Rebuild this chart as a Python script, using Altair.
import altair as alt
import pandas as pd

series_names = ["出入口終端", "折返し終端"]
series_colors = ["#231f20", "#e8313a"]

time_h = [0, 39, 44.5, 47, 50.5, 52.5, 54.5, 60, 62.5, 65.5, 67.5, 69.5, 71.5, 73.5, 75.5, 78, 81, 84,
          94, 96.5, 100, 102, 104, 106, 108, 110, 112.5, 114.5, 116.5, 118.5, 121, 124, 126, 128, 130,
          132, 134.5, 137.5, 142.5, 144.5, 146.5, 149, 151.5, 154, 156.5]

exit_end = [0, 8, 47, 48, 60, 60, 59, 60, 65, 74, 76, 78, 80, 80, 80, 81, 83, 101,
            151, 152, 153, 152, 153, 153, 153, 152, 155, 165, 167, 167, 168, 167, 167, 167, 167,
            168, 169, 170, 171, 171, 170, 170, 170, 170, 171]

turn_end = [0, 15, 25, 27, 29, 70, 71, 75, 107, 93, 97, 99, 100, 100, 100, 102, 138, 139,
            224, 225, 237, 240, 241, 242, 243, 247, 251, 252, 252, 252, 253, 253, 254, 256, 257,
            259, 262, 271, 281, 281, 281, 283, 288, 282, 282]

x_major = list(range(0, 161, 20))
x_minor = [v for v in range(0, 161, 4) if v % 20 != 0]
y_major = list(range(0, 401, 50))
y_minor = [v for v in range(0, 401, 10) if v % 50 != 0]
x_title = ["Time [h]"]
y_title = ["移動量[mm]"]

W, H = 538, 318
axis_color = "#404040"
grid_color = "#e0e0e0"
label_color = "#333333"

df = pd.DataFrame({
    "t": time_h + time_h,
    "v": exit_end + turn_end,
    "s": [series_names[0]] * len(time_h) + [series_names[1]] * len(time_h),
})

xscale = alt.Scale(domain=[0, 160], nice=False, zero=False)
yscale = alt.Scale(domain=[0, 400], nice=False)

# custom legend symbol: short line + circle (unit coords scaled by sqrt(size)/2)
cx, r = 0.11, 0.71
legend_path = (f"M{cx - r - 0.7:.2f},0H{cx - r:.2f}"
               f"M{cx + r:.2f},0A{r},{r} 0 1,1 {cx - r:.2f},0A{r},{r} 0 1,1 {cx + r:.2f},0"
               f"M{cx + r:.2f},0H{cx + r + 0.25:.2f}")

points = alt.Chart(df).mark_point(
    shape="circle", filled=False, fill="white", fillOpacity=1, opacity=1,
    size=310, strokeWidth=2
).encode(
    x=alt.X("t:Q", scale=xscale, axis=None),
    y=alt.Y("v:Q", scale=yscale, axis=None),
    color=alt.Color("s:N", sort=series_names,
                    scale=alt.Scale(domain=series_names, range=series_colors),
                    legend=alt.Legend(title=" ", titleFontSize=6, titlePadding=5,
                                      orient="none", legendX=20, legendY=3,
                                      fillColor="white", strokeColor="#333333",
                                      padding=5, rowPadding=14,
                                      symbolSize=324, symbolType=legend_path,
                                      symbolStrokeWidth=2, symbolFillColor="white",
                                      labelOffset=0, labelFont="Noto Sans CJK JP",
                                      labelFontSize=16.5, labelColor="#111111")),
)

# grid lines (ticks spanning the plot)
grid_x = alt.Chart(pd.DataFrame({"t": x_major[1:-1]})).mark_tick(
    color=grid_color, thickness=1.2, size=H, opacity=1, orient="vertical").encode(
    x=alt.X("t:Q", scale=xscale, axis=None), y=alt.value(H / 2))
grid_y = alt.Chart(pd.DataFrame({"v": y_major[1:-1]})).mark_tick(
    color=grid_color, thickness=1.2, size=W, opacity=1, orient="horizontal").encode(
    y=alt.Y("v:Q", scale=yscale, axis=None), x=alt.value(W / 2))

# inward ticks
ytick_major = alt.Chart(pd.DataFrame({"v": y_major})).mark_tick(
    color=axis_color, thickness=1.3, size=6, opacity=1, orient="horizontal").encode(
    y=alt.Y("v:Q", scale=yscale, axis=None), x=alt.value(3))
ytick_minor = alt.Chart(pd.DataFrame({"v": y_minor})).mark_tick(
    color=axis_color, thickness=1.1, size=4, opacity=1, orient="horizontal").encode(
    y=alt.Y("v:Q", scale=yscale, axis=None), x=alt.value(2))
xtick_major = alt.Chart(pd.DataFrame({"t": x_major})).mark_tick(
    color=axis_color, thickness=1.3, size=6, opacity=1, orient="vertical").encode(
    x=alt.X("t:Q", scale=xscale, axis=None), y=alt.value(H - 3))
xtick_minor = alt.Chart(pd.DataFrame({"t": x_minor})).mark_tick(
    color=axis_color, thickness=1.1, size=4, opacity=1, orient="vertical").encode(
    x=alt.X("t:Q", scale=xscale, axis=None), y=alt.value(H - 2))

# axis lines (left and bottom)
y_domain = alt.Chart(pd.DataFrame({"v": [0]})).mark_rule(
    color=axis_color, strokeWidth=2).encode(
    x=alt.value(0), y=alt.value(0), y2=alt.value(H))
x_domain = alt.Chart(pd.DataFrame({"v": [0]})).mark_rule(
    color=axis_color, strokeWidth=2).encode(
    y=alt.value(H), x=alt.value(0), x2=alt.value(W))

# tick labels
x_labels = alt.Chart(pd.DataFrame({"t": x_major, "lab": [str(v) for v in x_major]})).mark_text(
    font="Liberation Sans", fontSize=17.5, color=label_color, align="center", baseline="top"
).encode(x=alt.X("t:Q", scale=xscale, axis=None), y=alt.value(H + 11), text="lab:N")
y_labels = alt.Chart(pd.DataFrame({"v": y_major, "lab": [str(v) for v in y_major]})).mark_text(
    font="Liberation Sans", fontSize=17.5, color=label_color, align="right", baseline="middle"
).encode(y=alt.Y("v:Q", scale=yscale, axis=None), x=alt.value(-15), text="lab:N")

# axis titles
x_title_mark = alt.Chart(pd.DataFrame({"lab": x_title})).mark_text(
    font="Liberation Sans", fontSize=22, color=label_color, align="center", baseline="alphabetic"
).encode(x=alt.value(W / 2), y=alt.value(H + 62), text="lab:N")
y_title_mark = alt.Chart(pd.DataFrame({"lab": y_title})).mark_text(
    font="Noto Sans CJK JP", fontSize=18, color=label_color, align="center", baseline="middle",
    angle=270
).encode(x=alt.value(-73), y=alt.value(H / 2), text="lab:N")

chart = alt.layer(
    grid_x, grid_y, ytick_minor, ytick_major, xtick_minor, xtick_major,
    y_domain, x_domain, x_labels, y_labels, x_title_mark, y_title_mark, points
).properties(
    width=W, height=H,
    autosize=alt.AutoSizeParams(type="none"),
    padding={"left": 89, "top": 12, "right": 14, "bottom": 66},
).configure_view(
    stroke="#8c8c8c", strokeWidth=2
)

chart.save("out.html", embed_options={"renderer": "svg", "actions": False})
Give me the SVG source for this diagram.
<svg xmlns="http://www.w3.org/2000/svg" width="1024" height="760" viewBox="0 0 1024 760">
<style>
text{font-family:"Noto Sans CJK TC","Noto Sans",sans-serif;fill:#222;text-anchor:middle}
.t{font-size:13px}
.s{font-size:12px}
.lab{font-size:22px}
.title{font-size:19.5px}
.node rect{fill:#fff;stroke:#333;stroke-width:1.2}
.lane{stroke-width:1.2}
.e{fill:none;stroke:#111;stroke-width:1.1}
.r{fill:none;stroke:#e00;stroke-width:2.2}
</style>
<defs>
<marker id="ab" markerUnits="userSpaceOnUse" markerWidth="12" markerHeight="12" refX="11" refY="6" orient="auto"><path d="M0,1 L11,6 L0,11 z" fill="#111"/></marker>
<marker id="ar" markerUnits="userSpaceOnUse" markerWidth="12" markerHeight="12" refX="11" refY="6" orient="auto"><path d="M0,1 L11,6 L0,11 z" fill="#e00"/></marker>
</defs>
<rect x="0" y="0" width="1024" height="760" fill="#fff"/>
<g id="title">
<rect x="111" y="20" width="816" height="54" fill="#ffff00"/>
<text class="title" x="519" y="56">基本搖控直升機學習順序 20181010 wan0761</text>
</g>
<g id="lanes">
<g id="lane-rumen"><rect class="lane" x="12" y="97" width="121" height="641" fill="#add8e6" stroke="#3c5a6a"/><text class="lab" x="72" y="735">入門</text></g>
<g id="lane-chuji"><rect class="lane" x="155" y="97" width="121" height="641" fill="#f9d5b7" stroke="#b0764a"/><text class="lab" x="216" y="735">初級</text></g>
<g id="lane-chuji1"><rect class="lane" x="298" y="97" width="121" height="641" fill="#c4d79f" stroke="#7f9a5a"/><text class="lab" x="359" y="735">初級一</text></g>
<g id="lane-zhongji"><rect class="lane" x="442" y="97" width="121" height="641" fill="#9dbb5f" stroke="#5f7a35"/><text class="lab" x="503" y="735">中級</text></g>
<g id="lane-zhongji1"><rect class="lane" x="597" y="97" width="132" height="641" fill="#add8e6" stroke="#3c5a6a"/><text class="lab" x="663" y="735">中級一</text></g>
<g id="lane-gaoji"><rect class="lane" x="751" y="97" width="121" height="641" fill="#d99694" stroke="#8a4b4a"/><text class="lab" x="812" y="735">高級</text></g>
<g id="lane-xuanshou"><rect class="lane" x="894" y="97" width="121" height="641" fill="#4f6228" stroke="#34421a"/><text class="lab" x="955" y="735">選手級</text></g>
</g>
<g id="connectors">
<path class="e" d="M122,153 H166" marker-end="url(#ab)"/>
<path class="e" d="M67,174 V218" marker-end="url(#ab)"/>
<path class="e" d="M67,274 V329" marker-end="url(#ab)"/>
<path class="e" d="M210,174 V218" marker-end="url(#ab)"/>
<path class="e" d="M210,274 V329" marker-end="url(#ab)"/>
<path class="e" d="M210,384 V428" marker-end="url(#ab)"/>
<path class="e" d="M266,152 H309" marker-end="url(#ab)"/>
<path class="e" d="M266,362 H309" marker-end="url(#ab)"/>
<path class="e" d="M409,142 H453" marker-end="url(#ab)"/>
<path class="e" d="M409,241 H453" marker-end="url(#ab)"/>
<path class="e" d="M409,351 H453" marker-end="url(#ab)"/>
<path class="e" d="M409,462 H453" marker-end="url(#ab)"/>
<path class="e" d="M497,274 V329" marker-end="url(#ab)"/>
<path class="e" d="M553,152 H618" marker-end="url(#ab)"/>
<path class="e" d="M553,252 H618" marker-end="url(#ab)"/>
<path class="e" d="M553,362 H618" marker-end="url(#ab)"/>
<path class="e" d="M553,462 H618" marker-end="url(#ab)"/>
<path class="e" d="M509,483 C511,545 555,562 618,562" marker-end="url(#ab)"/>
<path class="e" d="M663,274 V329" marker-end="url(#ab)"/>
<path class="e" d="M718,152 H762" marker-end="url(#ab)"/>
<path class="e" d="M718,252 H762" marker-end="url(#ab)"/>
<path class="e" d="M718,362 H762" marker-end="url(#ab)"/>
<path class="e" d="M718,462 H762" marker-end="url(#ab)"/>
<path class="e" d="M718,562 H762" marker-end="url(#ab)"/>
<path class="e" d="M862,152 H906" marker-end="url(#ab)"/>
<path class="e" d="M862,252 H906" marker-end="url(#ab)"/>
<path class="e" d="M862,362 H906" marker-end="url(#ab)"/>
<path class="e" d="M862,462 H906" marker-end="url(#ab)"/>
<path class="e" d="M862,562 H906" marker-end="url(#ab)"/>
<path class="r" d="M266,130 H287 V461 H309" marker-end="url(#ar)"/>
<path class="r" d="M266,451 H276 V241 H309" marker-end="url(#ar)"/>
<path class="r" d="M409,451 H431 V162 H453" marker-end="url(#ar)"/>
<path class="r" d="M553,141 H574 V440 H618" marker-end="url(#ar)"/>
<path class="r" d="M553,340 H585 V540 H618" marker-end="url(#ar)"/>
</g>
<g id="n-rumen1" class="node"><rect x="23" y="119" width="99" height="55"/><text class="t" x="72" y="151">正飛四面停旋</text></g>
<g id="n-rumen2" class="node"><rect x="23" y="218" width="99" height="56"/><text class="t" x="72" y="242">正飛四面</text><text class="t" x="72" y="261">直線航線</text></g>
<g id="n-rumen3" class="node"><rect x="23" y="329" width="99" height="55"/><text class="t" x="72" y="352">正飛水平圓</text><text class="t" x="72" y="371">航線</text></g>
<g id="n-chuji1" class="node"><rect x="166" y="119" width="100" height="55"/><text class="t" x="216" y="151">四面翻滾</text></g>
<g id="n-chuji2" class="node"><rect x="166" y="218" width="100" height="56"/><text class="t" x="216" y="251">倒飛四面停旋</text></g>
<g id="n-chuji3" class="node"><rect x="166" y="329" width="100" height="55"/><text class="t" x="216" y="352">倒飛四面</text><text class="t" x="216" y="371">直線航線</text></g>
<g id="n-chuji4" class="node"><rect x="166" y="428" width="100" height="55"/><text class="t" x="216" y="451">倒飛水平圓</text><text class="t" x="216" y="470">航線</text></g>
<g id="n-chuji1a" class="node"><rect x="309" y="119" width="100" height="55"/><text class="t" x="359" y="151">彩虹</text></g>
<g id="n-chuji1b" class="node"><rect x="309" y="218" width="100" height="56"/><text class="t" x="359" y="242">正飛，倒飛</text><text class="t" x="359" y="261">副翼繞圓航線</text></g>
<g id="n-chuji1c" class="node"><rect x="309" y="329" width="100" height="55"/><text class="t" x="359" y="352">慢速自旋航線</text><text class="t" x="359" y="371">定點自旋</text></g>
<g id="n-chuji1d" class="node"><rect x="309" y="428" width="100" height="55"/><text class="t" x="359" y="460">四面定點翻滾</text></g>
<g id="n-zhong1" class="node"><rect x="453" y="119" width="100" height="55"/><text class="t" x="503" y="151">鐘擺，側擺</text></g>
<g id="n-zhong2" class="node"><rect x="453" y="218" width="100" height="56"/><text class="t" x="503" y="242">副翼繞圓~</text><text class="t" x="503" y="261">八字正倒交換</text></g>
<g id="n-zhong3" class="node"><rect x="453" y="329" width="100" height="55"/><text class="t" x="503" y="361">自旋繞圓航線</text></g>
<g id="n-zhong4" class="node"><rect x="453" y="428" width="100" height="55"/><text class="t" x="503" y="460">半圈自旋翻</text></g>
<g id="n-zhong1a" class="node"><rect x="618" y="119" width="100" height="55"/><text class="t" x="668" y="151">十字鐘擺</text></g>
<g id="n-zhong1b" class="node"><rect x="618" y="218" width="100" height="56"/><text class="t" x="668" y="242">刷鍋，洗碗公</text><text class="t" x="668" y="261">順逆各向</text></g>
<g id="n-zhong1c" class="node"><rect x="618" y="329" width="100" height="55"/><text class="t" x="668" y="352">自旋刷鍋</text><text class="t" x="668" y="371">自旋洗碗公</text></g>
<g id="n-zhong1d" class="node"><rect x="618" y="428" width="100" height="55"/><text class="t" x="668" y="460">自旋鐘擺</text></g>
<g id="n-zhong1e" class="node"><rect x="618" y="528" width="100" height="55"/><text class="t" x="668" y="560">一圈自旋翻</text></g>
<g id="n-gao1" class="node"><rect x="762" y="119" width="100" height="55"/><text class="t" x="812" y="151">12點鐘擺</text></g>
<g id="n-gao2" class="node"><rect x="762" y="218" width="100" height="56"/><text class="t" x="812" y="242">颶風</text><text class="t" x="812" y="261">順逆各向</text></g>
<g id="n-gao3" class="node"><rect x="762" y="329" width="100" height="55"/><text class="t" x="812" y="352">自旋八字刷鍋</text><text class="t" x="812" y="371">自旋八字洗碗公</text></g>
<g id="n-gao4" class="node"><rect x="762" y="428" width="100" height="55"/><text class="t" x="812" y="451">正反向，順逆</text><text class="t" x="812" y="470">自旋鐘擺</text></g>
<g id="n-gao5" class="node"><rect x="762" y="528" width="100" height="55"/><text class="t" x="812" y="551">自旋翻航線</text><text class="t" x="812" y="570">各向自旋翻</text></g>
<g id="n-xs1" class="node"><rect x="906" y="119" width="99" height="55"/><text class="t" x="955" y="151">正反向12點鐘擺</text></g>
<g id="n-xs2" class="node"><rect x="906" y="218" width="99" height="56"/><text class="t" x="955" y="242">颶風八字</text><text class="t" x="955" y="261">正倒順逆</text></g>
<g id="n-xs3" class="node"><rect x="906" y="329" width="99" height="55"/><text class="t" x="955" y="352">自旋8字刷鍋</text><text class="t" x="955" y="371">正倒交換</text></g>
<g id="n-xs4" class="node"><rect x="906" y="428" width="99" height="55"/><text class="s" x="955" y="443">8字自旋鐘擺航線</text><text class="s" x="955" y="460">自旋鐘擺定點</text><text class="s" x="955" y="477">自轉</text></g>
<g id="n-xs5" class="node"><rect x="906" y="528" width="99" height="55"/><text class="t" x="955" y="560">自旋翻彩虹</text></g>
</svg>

- - -

_Stated exercise_
Quote every line from the beginning of the entries up to and including the line that contains "yscale = alt.Scale(domain=[0, 400], nice=False)".

_Solution below_
Rebuild this chart as a Python script, using Altair.
import altair as alt
import pandas as pd

series_names = ["出入口終端", "折返し終端"]
series_colors = ["#231f20", "#e8313a"]

time_h = [0, 39, 44.5, 47, 50.5, 52.5, 54.5, 60, 62.5, 65.5, 67.5, 69.5, 71.5, 73.5, 75.5, 78, 81, 84,
          94, 96.5, 100, 102, 104, 106, 108, 110, 112.5, 114.5, 116.5, 118.5, 121, 124, 126, 128, 130,
          132, 134.5, 137.5, 142.5, 144.5, 146.5, 149, 151.5, 154, 156.5]

exit_end = [0, 8, 47, 48, 60, 60, 59, 60, 65, 74, 76, 78, 80, 80, 80, 81, 83, 101,
            151, 152, 153, 152, 153, 153, 153, 152, 155, 165, 167, 167, 168, 167, 167, 167, 167,
            168, 169, 170, 171, 171, 170, 170, 170, 170, 171]

turn_end = [0, 15, 25, 27, 29, 70, 71, 75, 107, 93, 97, 99, 100, 100, 100, 102, 138, 139,
            224, 225, 237, 240, 241, 242, 243, 247, 251, 252, 252, 252, 253, 253, 254, 256, 257,
            259, 262, 271, 281, 281, 281, 283, 288, 282, 282]

x_major = list(range(0, 161, 20))
x_minor = [v for v in range(0, 161, 4) if v % 20 != 0]
y_major = list(range(0, 401, 50))
y_minor = [v for v in range(0, 401, 10) if v % 50 != 0]
x_title = ["Time [h]"]
y_title = ["移動量[mm]"]

W, H = 538, 318
axis_color = "#404040"
grid_color = "#e0e0e0"
label_color = "#333333"

df = pd.DataFrame({
    "t": time_h + time_h,
    "v": exit_end + turn_end,
    "s": [series_names[0]] * len(time_h) + [series_names[1]] * len(time_h),
})

xscale = alt.Scale(domain=[0, 160], nice=False, zero=False)
yscale = alt.Scale(domain=[0, 400], nice=False)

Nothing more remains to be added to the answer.